This invention relates to a method and apparatus for measuring in-situ the flux rates of soluble contaminants in sediments.
One of the most costly environmental management challenges facing the United States and other modern countries is the monitoring and management of sediments that have been contaminated through industrial activity. Contaminants of concern include both organic pollutants and heavy metals that have been released to sediments and strata underlying sediments of various water bodies including rivers, streams, wetlands, estuaries, lakes, etc. (Linz, D. G. et al., Environmentally Acceptable Endpoints in Soil, American Academy of Environmental Engineers, pp. 35-40., 1997). Management options include long term monitoring, in-situ (in-place) remediation using treatment technologies, removal and disposal, and installation of a “cap” consisting of a stratum or combination of strata (such as bentonite or bauxite) that offer passive or active resistance to the transport of contaminants to the overlying water column.
One of the most difficult problems is the empirical measurement of contaminant flux rates occurring in the actual environment. Current methods of estimating flux rates involve the removal of sediment material from the environment and the placement of this material into artificial test systems usually consisting of microcosms or columns operated in the laboratory Committee on Bioavailability of Contaminants in Soils and Sediments, National Research Council, “Bioavailability of Contaminants in Soils and Sediments: Processes, Tools and Applications”, National Academies Press, Washington, D.C., pp. 216-231 (2003); Linz, D. G. et al., Environmentally Acceptable Endpoints in Soil, American Academy of Environmental Engineers, pp. 35-40, 1997). The disadvantage of this approach is that the structure of the strata and the physical distribution of contaminants can be disrupted, making the laboratory apparatus non-representative of the actual transport regime of the existing sediment/capping system.

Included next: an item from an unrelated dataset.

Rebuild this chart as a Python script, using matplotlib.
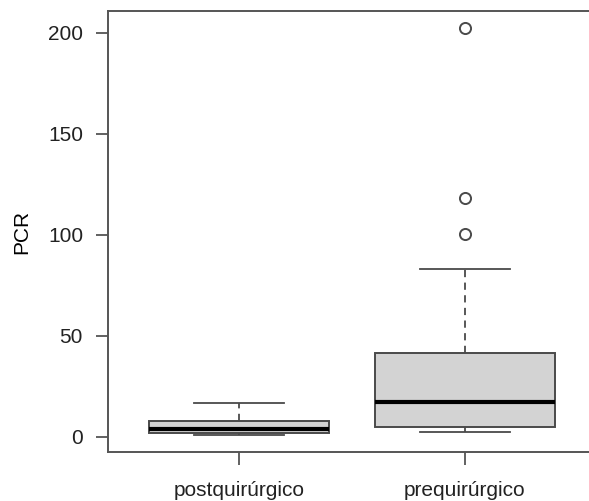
import matplotlib.pyplot as plt

# Values
groups = ["postquirúrgico", "prequirúrgico"]
q1 = [2.0, 5.0]
medians = [4.0, 17.3]
q3 = [7.9, 41.7]
whis_lo = [1.0, 2.3]
whis_hi = [16.8, 83.0]
outliers = [[], [100.5, 118.5, 202.5]]
yticks = [0, 50, 100, 150, 200]

plt.rcParams['font.family'] = ['Liberation Sans', 'DejaVu Sans']

def main():
    fig = plt.figure(figsize=(5.89, 5.01), dpi=100)
    # right part of the frame is cropped in the original, so the axes runs past the figure
    ax = fig.add_axes([108 / 589, 49 / 501, 488 / 589, 440.5 / 501])

    stats = []
    for i, name in enumerate(groups):
        stats.append(dict(label=name, q1=q1[i], med=medians[i], q3=q3[i],
                          whislo=whis_lo[i], whishi=whis_hi[i], fliers=outliers[i]))

    edge = "#4a4a4a"
    ax.bxp(stats, positions=[1, 2], widths=0.8, patch_artist=True,
           boxprops=dict(facecolor="#d3d3d3", edgecolor=edge, linewidth=1.4),
           medianprops=dict(color="black", linewidth=3),
           whiskerprops=dict(color=edge, linewidth=1.3, linestyle=(0, (4, 3))),
           capprops=dict(color=edge, linewidth=1.3),
           capwidths=0.4,
           flierprops=dict(marker="o", markerfacecolor="none", markeredgecolor=edge,
                           markersize=8, markeredgewidth=1.4))

    ax.set_xlim(0.42, 2.58)
    ax.set_ylim(-7.43, 210.6)
    ax.set_yticks(yticks)
    ax.set_xticks([1, 2])
    ax.set_xticklabels(groups)
    ax.set_ylabel("PCR", fontsize=15, labelpad=12)

    for s in ax.spines.values():
        s.set_color("#555555")
        s.set_linewidth(1.4)
    ax.tick_params(axis="both", direction="out", length=9, width=1.3,
                   color="#555555", labelsize=15, labelcolor="#222222")
    ax.tick_params(axis="y", pad=9)
    ax.tick_params(axis="x", pad=12)

    fig.savefig("out.png", dpi=100)

if __name__ == "__main__":
    main()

One method currently employed for measuring the flux rates of contaminants in sediments consists of the collection of grab samples using conventional equipment (see USEPA, “Sampling for Contaminants in Sediments and Sediment Pore Water”, Measurement and Monitoring Technologies for the 21st Century, Technology Innovation Program., http://clu-in.org/programs/21m2/sediment, pp. 1-19, (2004)) and placing the sediment in laboratory microcosms (i.e. bench scale columns or aquaria) where volumes of water can be passed through the sediment material to measure contaminant mobility. Large volumes of water are sometimes collected from these laboratory units if contaminants are of low solubility. These large volumes of water are extracted into small volumes of extractant (e.g. solvent) for purposes of concentrating contaminants to measurable levels. However, these laboratory units do not simulate the actual aquatic environment, as a result of which sediments that are collected and charged into laboratory units are disturbed and do not represent contaminant transport characteristics of the undisturbed in-situ sediment environment. In closed laboratory units, the bulk water above the sediments contains levels of contaminants approaching equilibrium with the sediment solids. In the normal aquatic environment, the bulk water provides a high dilution of the contaminant released from the sediment. Thus, the driving gradients for transport of contaminants in the natural environment are higher than observed in laboratory units unless the laboratory units are continually flushed with fresh water. In addition, laboratory microcosms that are continually flushed with water are expensive to operate and analytical data from these systems is difficult to translate into an estimate of cumulative flux through the surface of the sediment over time to calculate flux rates.